Combination of haemolytic anaemia, thrombocytopenia and oliguric renal failure was highly suspicious for thrombotic thrombocytopenic purpura (TTP) or haemolytic-uremic syndrome (HUS) as the most prominent forms of thrombotic microangiopathy (TMA). Because of that, simultaneously with additional diagnostic procedures, urgent therapeutic plasma exchange (TPE) was commenced. Additional laboratory determination of complement concentrations (represented in Table 1), immunology tests, tumour markers, and microbiological tests were done in our hospital, while antiplatelet antibodies and a disintegrin and metalloproteinase with a thrombospondin type 1 motif, member 13 (ADAMTS 13) activity was done in the referral laboratory. Since patient was anuric with a persistent rise in serum creatinine values (peak value of 636 µmol/L) from day 2 haemodialysis (HD) was started. In the meanwhile, some results were available: normal activity of ADAMTS 13 made the diagnosis of a TTP unlikely, all microbiological tests were negative but low complement concentrations along with acute renal failure were suggestible for atypical HUS. On day 7 renal biopsy was performed and while awaiting pathohistological diagnosis TPE and HD were continued. Renal biopsy revealed acute interstitial nephritis as a hypersensitivity reaction. Patient record was thoroughly re-checked and after detailed interview with patient, frequent use of ibuprofen in last few months was discovered. The patient was started on pulse dose of intravenous glucocorticoids for 3 days followed by peroral glucocorticoids with taper off regimen over 6 weeks. In all, 6 HD and 7 TPE were performed. With glucocorticoids patient condition improved and on discharge serum creatinine was 94 µmol/L without the signs of haemolysis and with normal platelet count. Table 1 provides an overview of laboratory results from admission to Emergency Department until patient discharge.

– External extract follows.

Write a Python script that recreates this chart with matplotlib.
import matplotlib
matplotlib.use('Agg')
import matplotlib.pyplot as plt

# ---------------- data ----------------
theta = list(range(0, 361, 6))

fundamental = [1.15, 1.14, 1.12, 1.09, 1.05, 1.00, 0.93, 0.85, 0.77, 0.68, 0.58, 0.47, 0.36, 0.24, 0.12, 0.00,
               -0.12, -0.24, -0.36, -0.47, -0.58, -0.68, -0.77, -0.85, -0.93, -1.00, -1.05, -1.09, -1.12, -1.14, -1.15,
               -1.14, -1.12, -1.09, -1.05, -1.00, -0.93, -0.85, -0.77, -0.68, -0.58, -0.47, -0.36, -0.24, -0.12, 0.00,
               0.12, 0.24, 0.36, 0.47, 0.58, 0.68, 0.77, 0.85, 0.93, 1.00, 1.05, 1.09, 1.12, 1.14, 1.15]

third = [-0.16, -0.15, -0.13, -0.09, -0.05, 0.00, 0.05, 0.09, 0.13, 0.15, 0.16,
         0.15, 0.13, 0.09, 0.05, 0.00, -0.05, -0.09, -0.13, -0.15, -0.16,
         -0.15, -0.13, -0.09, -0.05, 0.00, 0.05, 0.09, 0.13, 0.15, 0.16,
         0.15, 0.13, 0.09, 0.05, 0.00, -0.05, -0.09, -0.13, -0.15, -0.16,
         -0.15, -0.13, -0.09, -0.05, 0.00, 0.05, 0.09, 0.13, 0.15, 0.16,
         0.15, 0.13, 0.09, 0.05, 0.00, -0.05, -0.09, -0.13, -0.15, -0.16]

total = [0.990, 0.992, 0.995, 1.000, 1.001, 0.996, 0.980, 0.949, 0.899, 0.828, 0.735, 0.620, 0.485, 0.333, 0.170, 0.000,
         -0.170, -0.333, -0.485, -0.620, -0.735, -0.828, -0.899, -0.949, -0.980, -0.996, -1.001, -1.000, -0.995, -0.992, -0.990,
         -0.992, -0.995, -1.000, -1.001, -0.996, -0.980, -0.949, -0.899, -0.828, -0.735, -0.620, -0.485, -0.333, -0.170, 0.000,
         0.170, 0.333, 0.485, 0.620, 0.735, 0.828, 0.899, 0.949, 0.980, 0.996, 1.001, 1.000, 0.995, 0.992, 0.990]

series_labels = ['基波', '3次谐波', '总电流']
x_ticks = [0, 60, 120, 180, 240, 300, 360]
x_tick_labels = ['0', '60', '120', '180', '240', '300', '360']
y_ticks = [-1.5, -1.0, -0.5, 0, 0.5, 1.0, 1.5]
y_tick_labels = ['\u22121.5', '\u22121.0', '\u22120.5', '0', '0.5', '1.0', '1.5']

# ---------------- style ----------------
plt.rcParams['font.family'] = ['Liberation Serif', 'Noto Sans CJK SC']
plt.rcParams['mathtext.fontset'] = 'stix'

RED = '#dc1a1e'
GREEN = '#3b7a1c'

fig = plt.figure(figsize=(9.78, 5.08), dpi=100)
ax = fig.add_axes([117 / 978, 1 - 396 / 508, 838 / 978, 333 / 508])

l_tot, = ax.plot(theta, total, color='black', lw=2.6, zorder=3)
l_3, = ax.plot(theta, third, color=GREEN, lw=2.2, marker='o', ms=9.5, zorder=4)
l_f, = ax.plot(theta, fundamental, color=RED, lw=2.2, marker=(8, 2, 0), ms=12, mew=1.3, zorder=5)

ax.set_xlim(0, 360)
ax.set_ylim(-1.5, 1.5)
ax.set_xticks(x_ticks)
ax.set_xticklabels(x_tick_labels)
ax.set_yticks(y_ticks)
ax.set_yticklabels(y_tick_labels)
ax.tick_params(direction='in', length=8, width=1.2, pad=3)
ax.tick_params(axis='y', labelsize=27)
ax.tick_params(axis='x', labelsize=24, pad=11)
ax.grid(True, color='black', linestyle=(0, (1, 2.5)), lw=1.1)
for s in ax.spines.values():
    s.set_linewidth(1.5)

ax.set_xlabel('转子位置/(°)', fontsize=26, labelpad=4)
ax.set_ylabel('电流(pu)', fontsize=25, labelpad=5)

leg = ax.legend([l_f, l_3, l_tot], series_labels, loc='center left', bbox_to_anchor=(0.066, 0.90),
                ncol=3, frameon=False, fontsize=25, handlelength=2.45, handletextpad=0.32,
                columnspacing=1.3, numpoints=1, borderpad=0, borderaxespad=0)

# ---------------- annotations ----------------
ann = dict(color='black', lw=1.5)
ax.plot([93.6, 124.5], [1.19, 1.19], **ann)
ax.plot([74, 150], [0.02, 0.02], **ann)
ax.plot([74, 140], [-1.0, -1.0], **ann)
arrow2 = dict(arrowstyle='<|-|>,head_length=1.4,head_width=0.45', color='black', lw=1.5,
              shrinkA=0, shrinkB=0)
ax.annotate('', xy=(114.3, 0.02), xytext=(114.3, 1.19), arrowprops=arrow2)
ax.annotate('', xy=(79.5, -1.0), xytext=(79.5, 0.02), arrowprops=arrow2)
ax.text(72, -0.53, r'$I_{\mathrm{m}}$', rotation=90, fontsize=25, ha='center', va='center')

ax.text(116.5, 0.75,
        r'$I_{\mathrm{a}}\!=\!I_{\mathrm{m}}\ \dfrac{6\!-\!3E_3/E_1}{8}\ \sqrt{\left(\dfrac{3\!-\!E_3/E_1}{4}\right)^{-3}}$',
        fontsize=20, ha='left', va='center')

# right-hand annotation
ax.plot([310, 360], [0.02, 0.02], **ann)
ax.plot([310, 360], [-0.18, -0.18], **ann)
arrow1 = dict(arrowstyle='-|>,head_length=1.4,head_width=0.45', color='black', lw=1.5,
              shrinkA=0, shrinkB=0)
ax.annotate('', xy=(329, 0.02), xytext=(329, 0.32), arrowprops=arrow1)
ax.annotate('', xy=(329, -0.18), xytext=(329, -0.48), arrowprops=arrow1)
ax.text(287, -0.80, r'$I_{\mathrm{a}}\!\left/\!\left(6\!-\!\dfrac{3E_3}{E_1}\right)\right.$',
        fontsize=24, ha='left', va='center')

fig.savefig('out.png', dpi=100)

This case report describes a management of patient with dark brown serum/plasma coloration. Previous publications reporting such kind of colour point to methaemoglobinemia or in vivo hemolysis (8, 9). Methaemoglobinemia is caused by change of haemoglobin iron from normal, ferrous (Fe2+) into ferric (Fe3+) form. Toxic agents like nitrates, chlorates or drugs like quinones and sulfonamides or local anesthetics cause oxidation from ferrous into ferric state (10).
Immunoturbidimetric analysis showed low haptoglobin concentration and confirmed in vivo haemolysis. Interestingly, another case of black discoloration of serum by Srivastava et al. described the case of a patient who was on anti-tubercular treatment, although, in their case in vivo haemolysis was not confirmed (11).
Other than methaemoglobin, dark serum coloration can be caused by presence of myoglobin or methaemalbumin, which is composed of albumin bound to oxidized free heme due to intravascular haemolysis. We could consider as limitation of the report the fact that myoglobin and/or methaemalbumin measurements were not performed in our laboratory.
Lessons to learn from this case
In case of dark brown serum/plasma coloration, it would be advisable to:
perform biochemistry analysis of native and diluted serum,
check routine biochemistry results, specifically LD and indirect bilirubin,
communicate these findings to the clinician,
exclude suspicion to methaemoglobinemia or intravascular haemolysis by measurement of methaemoglobin and haptoglobin,
add remark on particular sample coloration on the patient report.